• Instructions for the task
Check each line for the string "this", then give only how many lines have it.

[Entries with chart source code]

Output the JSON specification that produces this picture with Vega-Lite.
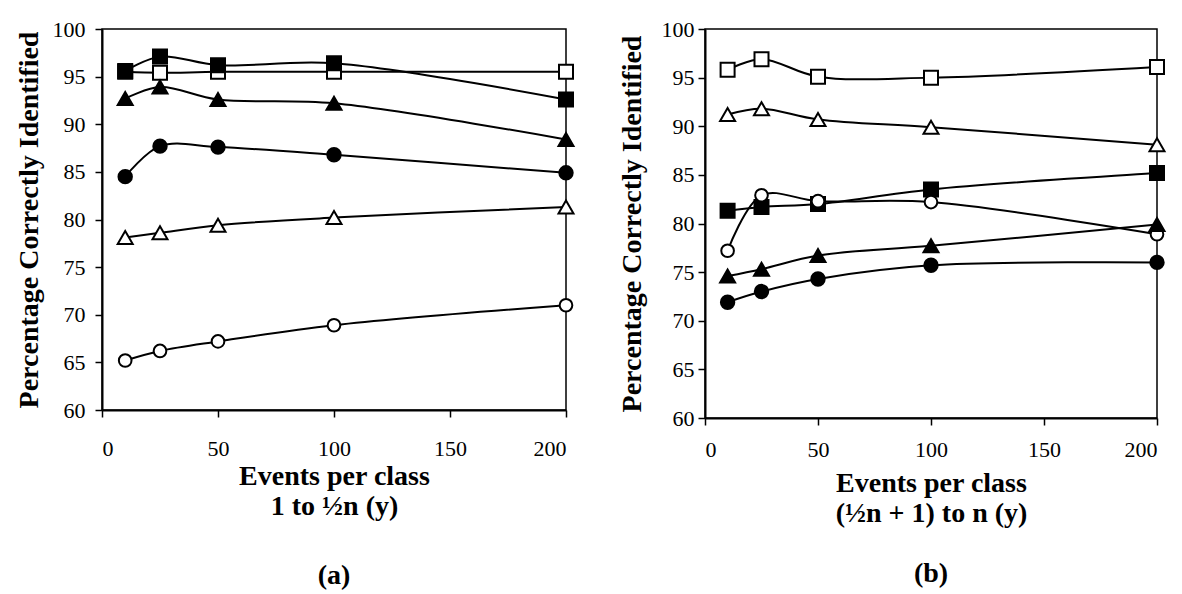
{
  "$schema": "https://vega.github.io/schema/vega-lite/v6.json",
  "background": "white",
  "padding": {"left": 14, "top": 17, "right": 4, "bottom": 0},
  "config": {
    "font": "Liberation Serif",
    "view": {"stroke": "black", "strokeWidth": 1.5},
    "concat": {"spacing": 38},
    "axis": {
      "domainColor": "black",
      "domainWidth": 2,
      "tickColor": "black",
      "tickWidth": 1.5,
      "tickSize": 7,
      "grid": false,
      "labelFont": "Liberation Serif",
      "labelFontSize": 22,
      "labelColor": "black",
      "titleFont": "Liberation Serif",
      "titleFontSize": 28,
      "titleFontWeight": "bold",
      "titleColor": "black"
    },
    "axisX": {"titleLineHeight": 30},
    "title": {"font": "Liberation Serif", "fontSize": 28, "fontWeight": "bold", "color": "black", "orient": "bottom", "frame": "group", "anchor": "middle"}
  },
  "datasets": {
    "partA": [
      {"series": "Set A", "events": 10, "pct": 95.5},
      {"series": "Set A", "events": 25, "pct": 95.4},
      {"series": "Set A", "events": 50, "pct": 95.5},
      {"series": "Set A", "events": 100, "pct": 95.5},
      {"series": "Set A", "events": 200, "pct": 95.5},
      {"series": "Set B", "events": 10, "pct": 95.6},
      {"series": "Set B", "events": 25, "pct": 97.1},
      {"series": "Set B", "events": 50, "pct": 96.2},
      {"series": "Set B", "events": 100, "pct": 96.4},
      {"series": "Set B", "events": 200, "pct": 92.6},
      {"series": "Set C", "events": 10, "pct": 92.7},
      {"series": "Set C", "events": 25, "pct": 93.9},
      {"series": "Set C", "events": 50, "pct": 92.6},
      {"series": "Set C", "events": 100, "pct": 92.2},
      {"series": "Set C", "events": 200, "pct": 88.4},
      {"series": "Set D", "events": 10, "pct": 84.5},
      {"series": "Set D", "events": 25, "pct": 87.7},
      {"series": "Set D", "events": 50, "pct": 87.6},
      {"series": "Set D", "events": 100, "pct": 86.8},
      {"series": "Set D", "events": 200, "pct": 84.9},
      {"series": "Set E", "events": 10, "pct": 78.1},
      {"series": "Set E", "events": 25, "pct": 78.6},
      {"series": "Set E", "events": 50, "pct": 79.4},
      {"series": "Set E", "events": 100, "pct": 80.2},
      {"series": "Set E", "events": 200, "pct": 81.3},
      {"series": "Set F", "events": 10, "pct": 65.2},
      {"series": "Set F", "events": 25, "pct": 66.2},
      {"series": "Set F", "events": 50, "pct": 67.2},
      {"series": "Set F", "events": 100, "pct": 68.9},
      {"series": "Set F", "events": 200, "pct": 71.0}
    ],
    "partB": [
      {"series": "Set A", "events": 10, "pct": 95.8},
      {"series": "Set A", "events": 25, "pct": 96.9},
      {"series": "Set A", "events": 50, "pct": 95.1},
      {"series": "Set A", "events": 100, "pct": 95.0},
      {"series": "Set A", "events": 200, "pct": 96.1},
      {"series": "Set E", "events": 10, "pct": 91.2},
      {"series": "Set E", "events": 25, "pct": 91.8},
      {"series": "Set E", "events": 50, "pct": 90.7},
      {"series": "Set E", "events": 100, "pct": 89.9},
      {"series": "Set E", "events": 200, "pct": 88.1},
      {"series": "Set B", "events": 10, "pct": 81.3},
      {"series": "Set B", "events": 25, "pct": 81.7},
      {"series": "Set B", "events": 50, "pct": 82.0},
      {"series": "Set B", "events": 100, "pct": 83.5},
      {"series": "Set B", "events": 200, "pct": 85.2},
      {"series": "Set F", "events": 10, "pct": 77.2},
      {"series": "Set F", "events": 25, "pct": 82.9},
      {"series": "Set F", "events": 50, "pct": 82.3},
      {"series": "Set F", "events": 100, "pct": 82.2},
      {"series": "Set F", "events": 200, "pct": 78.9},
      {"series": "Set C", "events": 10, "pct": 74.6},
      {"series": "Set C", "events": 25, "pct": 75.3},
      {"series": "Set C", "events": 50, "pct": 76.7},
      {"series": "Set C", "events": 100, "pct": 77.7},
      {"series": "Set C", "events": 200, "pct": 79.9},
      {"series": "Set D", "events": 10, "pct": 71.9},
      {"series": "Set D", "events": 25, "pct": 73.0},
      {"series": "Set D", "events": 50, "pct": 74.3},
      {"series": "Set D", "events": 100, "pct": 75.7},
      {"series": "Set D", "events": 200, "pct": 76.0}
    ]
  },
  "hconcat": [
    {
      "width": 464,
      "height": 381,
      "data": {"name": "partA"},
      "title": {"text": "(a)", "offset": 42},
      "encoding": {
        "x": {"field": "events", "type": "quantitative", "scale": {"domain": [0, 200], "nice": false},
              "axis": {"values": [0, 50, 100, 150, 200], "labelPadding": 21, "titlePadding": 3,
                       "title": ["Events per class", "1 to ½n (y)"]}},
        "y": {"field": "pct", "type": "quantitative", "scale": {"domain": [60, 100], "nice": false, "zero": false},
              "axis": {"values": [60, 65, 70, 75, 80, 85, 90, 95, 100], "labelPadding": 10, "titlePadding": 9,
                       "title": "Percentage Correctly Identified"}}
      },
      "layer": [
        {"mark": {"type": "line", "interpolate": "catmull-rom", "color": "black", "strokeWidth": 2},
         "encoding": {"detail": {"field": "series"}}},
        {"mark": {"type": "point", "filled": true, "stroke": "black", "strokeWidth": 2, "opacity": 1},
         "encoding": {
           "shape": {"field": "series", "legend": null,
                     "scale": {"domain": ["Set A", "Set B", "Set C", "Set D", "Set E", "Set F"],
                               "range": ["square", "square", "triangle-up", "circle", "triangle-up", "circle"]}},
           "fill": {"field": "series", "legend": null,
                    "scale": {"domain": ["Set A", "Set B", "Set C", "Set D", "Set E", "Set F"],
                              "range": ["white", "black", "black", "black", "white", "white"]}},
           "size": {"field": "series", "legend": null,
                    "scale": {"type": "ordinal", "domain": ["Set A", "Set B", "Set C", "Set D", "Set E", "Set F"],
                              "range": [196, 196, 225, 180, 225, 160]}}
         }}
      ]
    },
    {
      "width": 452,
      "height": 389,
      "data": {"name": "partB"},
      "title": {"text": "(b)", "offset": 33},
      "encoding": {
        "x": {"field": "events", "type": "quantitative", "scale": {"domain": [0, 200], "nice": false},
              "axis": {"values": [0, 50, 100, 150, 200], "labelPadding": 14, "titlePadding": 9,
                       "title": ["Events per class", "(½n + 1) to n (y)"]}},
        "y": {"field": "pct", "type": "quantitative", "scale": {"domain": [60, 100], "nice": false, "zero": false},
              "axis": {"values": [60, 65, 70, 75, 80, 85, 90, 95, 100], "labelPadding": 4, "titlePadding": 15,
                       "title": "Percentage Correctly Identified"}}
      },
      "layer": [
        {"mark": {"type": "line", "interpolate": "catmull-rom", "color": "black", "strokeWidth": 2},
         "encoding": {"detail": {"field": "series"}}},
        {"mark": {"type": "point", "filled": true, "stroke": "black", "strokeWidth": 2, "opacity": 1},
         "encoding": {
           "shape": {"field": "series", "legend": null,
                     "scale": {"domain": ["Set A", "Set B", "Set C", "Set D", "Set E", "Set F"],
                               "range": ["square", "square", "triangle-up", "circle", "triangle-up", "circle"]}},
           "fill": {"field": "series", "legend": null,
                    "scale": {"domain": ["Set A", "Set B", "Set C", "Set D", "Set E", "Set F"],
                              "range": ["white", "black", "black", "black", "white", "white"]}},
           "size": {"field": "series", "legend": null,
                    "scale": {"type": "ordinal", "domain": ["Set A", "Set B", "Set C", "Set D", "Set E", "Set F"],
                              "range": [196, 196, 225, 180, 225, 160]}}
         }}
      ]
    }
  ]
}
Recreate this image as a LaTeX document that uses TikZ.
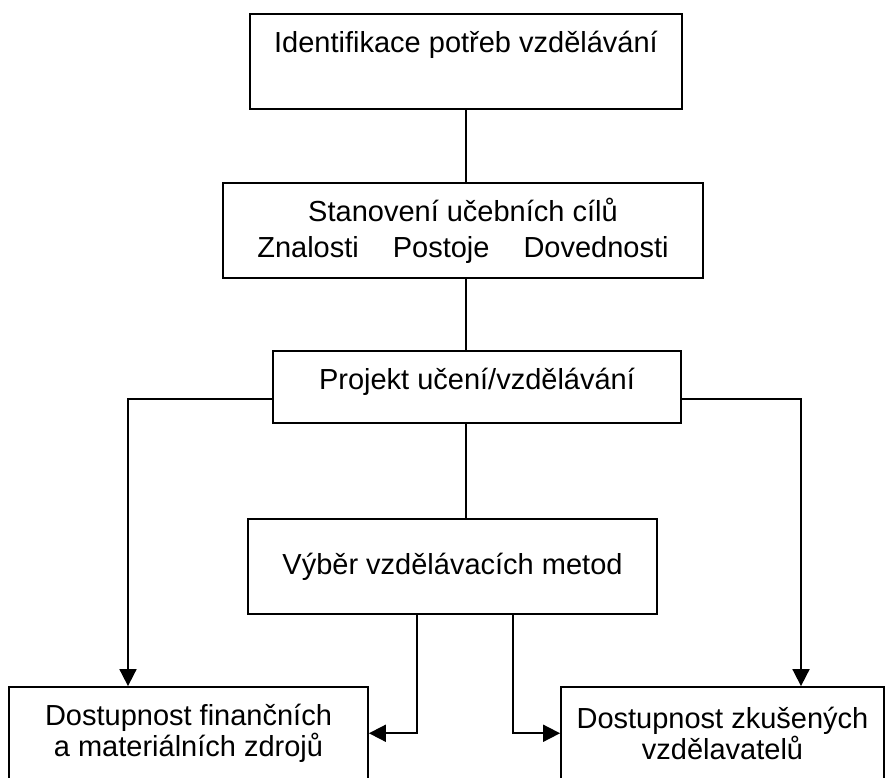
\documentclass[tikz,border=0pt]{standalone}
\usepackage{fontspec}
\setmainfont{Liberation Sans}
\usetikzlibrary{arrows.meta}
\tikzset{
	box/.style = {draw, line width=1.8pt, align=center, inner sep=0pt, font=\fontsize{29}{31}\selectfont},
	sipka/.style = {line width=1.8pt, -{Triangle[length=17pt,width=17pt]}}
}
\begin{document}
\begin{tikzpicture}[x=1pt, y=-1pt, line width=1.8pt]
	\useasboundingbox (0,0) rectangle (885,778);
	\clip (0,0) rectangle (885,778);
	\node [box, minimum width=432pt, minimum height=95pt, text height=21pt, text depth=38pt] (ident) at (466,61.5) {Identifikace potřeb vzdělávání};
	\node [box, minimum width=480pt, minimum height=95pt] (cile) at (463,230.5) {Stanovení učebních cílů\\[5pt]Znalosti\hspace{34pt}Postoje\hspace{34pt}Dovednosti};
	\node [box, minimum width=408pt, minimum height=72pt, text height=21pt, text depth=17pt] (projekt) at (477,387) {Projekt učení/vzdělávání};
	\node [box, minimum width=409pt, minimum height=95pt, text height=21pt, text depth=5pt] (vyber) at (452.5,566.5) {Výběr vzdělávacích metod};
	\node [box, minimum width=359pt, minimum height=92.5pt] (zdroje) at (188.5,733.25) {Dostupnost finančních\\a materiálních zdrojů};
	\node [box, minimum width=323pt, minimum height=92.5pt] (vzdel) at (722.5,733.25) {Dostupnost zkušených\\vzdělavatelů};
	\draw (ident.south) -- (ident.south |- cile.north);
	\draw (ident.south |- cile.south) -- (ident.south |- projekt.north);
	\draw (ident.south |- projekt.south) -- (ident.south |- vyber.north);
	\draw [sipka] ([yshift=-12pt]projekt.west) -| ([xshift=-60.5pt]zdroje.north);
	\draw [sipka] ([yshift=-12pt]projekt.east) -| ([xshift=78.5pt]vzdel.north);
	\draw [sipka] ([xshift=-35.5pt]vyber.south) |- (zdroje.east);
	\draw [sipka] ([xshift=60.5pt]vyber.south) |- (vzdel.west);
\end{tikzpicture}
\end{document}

• Complete output
2